To enable CDC we need to execute the following command:
SET CLUSTER SETTING kv.rangefeed.enabled = true;
Event Hubs supports Kafka protocol with port 9093. We can use the connection string URL from the SAS policy and protocol kafka://
. The equivalent of kafka://<confluent cloud kafka endpoint url>:9092
in Event Hubs is kafka://artemeventhubs.servicebus.windows.net:9093
. The sasl_user
and sasl_password
section is where it gets tricky. I owe a huge thanks to the article "How to Use Kafka Client with Azure Event Hubs" for providing answers for the associated fields. sasl_user
will be set to $ConnectionString
just as the article says. sasl_password
however, is a bit tricky. Considering CockroachDB expects a URL-encoded secret key, it took me several tries before I got it right. The trick is to URL-encode the entire connection string from the SAS Policy. I'm consistently relying on the following URL-encoder service to URL-encode these values.
Create a Changefeed With the Event Hubs Information
CREATE CHANGEFEED FOR TABLE history INTO "kafka://artemeventhubs.servicebus.windows.net:9093?tls_enabled=true&sasl_enabled=true&sasl_user=$ConnectionString&sasl_password=Endpoint%3Dsb%3A%2F%2Fartemeventhubs.servicebus.windows.net%2F%3BSharedAccessKeyName%3Dsaspolicytpcc%3BSharedAccessKey<REDACTED>EntityPath%3Dhistory&sasl_mechanism=PLAIN" WITH updated, format = json;
job_id ---------------------- 801162005835612162 (1 row) NOTICE: changefeed will emit to topic history Time: 235ms total (execution 215ms / network 20ms)
The only thing that remains is generating a workload.
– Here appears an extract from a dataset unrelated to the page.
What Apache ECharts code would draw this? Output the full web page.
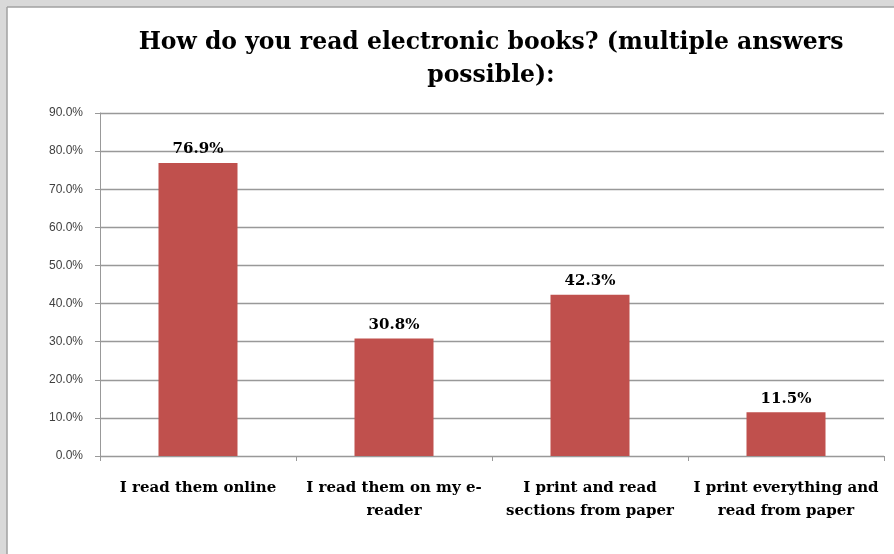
<!DOCTYPE html>
<html><head><meta charset="utf-8">
<script src="https://cdn.jsdelivr.net/npm/echarts@6/dist/echarts.min.js"></script>
<style>html,body{margin:0;padding:0;background:#fff}#c{width:894px;height:554px}</style>
</head><body><div id="c"></div>
<script>
const categories = ["I read them online", "I read them on my e-\nreader", "I print and read\nsections from paper", "I print everything and\nread from paper"];
const values = [76.9, 30.8, 42.3, 11.5];
const titleText = "How do you read electronic books? (multiple answers\npossible):";

const chart = echarts.init(document.getElementById('c'), null, {renderer: 'canvas'});
chart.setOption({
  backgroundColor: '#ffffff',
  animation: false,
  graphic: [
    {type: 'rect', shape: {x: 0, y: 0, width: 894, height: 7}, style: {fill: '#d9d9d9'}, z: -1},
    {type: 'rect', shape: {x: 0, y: 0, width: 7, height: 554}, style: {fill: '#d9d9d9'}, z: -1},
    {type: 'line', shape: {x1: 7, y1: 7, x2: 894, y2: 7}, style: {stroke: '#a0a0a0', lineWidth: 1.5}},
    {type: 'line', shape: {x1: 7, y1: 7, x2: 7, y2: 554}, style: {stroke: '#a0a0a0', lineWidth: 1.5}}
  ],
  title: {
    text: titleText,
    left: 486, top: 21, textAlign: 'center',
    textStyle: {fontFamily: 'DejaVu Serif', fontWeight: 'bold', fontSize: 23.5, lineHeight: 33, color: '#000'}
  },
  grid: {left: 100, right: 10, top: 113, bottom: 98, containLabel: false},
  xAxis: {
    type: 'category', data: categories,
    axisLine: {lineStyle: {color: '#999', width: 1}},
    axisTick: {show: true, length: 5, lineStyle: {color: '#999'}},
    axisLabel: {fontFamily: 'DejaVu Serif', fontWeight: 'bold', fontSize: 15, lineHeight: 23, color: '#000', margin: 21, interval: 0}
  },
  yAxis: {
    type: 'value', min: 0, max: 90, interval: 10,
    axisLine: {show: true, lineStyle: {color: '#999'}},
    axisTick: {show: true, length: 5, lineStyle: {color: '#999'}},
    splitLine: {lineStyle: {color: '#999', width: 1.3}},
    axisLabel: {formatter: v => v.toFixed(1) + '%', fontFamily: 'Liberation Sans', fontSize: 12, color: '#404040', margin: 17}
  },
  series: [{
    type: 'bar', data: values, barWidth: 79,
    itemStyle: {color: '#C0504D'},
    label: {show: true, position: 'top', distance: 6, formatter: p => p.value.toFixed(1) + '%',
      fontFamily: 'DejaVu Serif', fontWeight: 'bold', fontSize: 15, color: '#000'}
  }]
});
</script></body></html>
We are going to use the TPC-C workload bundled with the Cockroach binary. In a new terminal window, run the following two commands:
Generate Sample Data
cockroach workload fixtures import tpcc --warehouses=10 "postgresql://<user>@<Cockroach Cloud Dedicated url>:26257/tpcc?sslmode=verify-full&sslrootcert=/path/certs/cluster-ca.crt"
Execute the Workload
cockroach workload run tpcc --warehouses=10 --ramp=3m --duration=1h "postgresql://<user>@<Cockroach Cloud Dedicated url>:26257/tpcc?sslmode=verify-full&sslrootcert=/path/certs/cluster-ca.crt"
Verify
The only thing that's left is to confirm the messages are sent to Azure Event Hubs. In the Azure Console, navigate to the individual Event Hubs. You can see the changing message counters:
The simplest way to view messages in the Event Hubs is to click the "Process data" option on the Event Hub page, then select the "Enable real-time insights from events" option.
There, an SQL Editor window will open and load messages:
And this is how you can leverage existing CockroachDB capability with non-standard services like Azure Event Hubs. Hopefully, you've found this a viable solution until Event Hubs is a first-class citizen in CockroachDB.